RELATED: CAPS MAKING LIFE DIFFICULT FOR THEMSELVES WITH BAD MISTAKES

Tarik’s three stars of the night:

1-Nathan MacKinnon, Avalanche

MacKinnon got off to a poor start this season, producing just one goal and a minus-8 rating in his first 10 games. Lately, however, the 2013 first overall pick has been hot…as the Caps found out. With seven seconds remaining in the opening frame, MacKinnon turned Brett Connolly inside out, then stuck a shot underneath the crossbar to put the Avs ahead 2-0. MacKinnon also recorded a trio of primary assists and a secondary helper, giving him a five-point performance.

2-Gabriel Landeskog, Avalanche

Landeskog, who recorded a hat trick, struck on the Avs’ first shift, sniping a shot past backup goalie Philipp Grubauer just 17 seconds into the contest. The top-line winger’s second score came on a penalty shot early in the third period, staking the home team to a commanding 4-1 lead. Landeskog put home his own rebound with 25.2 seconds remaining in the game for his third goal of the night.

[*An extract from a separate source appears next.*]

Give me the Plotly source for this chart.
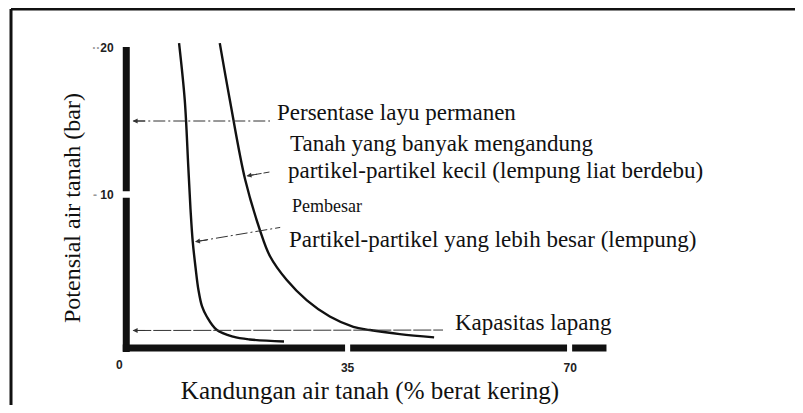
import plotly.graph_objects as go

# kurva retensi air tanah (x = % berat kering, y = potensial air tanah, bar)
lempung_x = [8.5, 9.4, 9.95, 10.3, 10.65, 11.1, 11.55, 12.1, 12.85, 14.4, 17.0, 19.6, 25.0]
lempung_y = [20.3, 16.4, 11.9, 9.0, 6.8, 5.0, 3.5, 2.4, 1.7, 0.8, 0.33, 0.14, 0.0]

liat_x = [14.9, 16.5, 18.9, 21.2, 22.8, 25.4, 28.6, 32.2, 35.9, 38.5, 43.2, 48.6]
liat_y = [20.3, 16.4, 11.0, 7.6, 5.8, 4.2, 2.8, 1.7, 1.0, 0.78, 0.5, 0.28]

x_ticks = [35, 70]
x_labels = ["35", "70"]
y_ticks = [10, 20]
y_labels = ["<span style='color:#999'>-</span> 10", "<span style='color:#999'>··</span>20"]

# titik panah (ujung kiri ke kanan)
layu_y = 15.0
kapasitas_y = 0.75

SERIF = "Liberation Serif, Times New Roman, serif"
NARROW = "Liberation Sans Narrow, Arial Narrow, Liberation Sans, sans-serif"

fig = go.Figure()
for xs, ys in [(lempung_x, lempung_y), (liat_x, liat_y)]:
    fig.add_trace(go.Scatter(x=xs, y=ys, mode="lines", line=dict(color="#111", width=2.4, shape="spline", smoothing=1.0),
                             hoverinfo="skip", showlegend=False))

# batang sumbu yang tebal, dengan celah pada tanda 10, 35, 70
bar = dict(color="#111", width=7)
for y0, y1 in [(-0.71, 9.78), (10.22, 20.03)]:
    fig.add_shape(type="line", x0=0.2, x1=0.2, y0=y0, y1=y1, line=bar)
for x0, x1 in [(-0.35, 34.6), (35.4, 69.5), (70.3, 75.7)]:
    fig.add_shape(type="line", x0=x0, x1=x1, y0=-0.44, y1=-0.44, line=bar)

# garis panah
thin = dict(color="#333", width=1)
fig.add_shape(type="line", x0=1.3, x1=22.8, y0=layu_y, y1=layu_y, line=dict(thin, dash="12px,3px,2px,3px"))
fig.add_shape(type="line", x0=19.3, x1=23.0, y0=11.27, y1=11.55, line=dict(thin, dash="6px,2px"))
fig.add_shape(type="line", x0=11.2, x1=24.4, y0=6.8, y1=7.76, line=dict(thin, dash="12px,3px,2px,3px"))
fig.add_shape(type="line", x0=1.3, x1=50.0, y0=kapasitas_y, y1=0.78, line=dict(thin, dash="18px,2px"))

for x, y, ax, ay in [(1.2, layu_y, 14, 0), (19.1, 11.26, 12, -2), (11.0, 6.79, 14, -2), (1.2, kapasitas_y, 14, 0)]:
    fig.add_annotation(x=x, y=y, ax=ax, ay=ay, text="", showarrow=True, arrowhead=2,
                       arrowsize=1, arrowwidth=1, arrowcolor="#333")

labels = [
    (23.6, 15.6, "Persentase layu permanen", 23),
    (25.7, 13.5, "Tanah yang banyak mengandung", 23),
    (25.3, 11.6, "partikel-partikel kecil (lempung liat berdebu)", 23),
    (25.9, 9.2, "Pembesar", 18),
    (25.4, 6.95, "Partikel-partikel yang lebih besar (lempung)", 23),
    (51.5, 1.3, "Kapasitas lapang", 23),
]
for x, y, t, s in labels:
    fig.add_annotation(x=x, y=y, text=t, showarrow=False, xanchor="left", yanchor="middle",
                       font=dict(family=SERIF, size=s, color="#111"))

fig.add_annotation(x=0, y=-0.71, text="<b>0</b>", showarrow=False, xanchor="center", yanchor="top",
                   xshift=-6, yshift=-4, font=dict(family=NARROW, size=12, color="#222"))

# judul sumbu y sebagai anotasi supaya letaknya bisa diatur
fig.add_annotation(xref="paper", yref="paper", x=-0.052, y=0.447, text="Potensial air tanah (bar)",
                   textangle=-90, showarrow=False, xanchor="center", yanchor="middle",
                   font=dict(family=SERIF, size=24, color="#111"))

# halaman html punya margin 8px: figur dikecilkan (tanpa scrollbar) dan margin digeser 8px
fig.update_layout(
    width=787, height=397,
    margin=dict(l=92, r=155, t=22, b=53),
    paper_bgcolor="white", plot_bgcolor="white",
    font=dict(family=SERIF, color="#111"),
    xaxis=dict(range=[-3.93, 80.97], tickvals=x_ticks, ticktext=x_labels, showgrid=False, zeroline=False,
               showline=False, ticks="outside", ticklen=5, tickcolor="rgba(0,0,0,0)", automargin=False,
               tickfont=dict(family=NARROW, size=12, color="#222", weight="bold"),
               title=dict(text="Kandungan air tanah (% berat kering)", font=dict(family=SERIF, size=25), standoff=9)),
    yaxis=dict(range=[-0.714, 21.19], tickvals=y_ticks, ticktext=y_labels, showgrid=False, zeroline=False,
               showline=False, ticks="outside", ticklen=9, tickcolor="rgba(0,0,0,0)", automargin=False,
               tickfont=dict(family=NARROW, size=12, color="#222", weight="bold"),
               anchor="free", position=0.0463),
    shapes=list(fig.layout.shapes) + [
        dict(type="line", xref="paper", yref="paper", x0=-0.1648, x1=1.35, y0=1.0652, y1=1.0652,
             line=dict(color="#111", width=3)),
        dict(type="line", xref="paper", yref="paper", x0=-0.1648, x1=-0.1648, y0=-0.25, y1=1.0652,
             line=dict(color="#111", width=3)),
    ],
)

fig.write_html("out.html")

MORE CAPITALS: TROTZ EXPLAINS WHY VRANA WAS A HEALTHY SCRATCH

3-Tom Wilson, Capitals

Wilson blocked a slap shot from close range in the second period, leaving him limping for the remainder of his shorthanded shift. Then, a short while later, No. 43 set up the Caps’ first goal with a nifty pass from the corner right to Connolly at the doorstep. The primary helper was Wilson’s second in three games.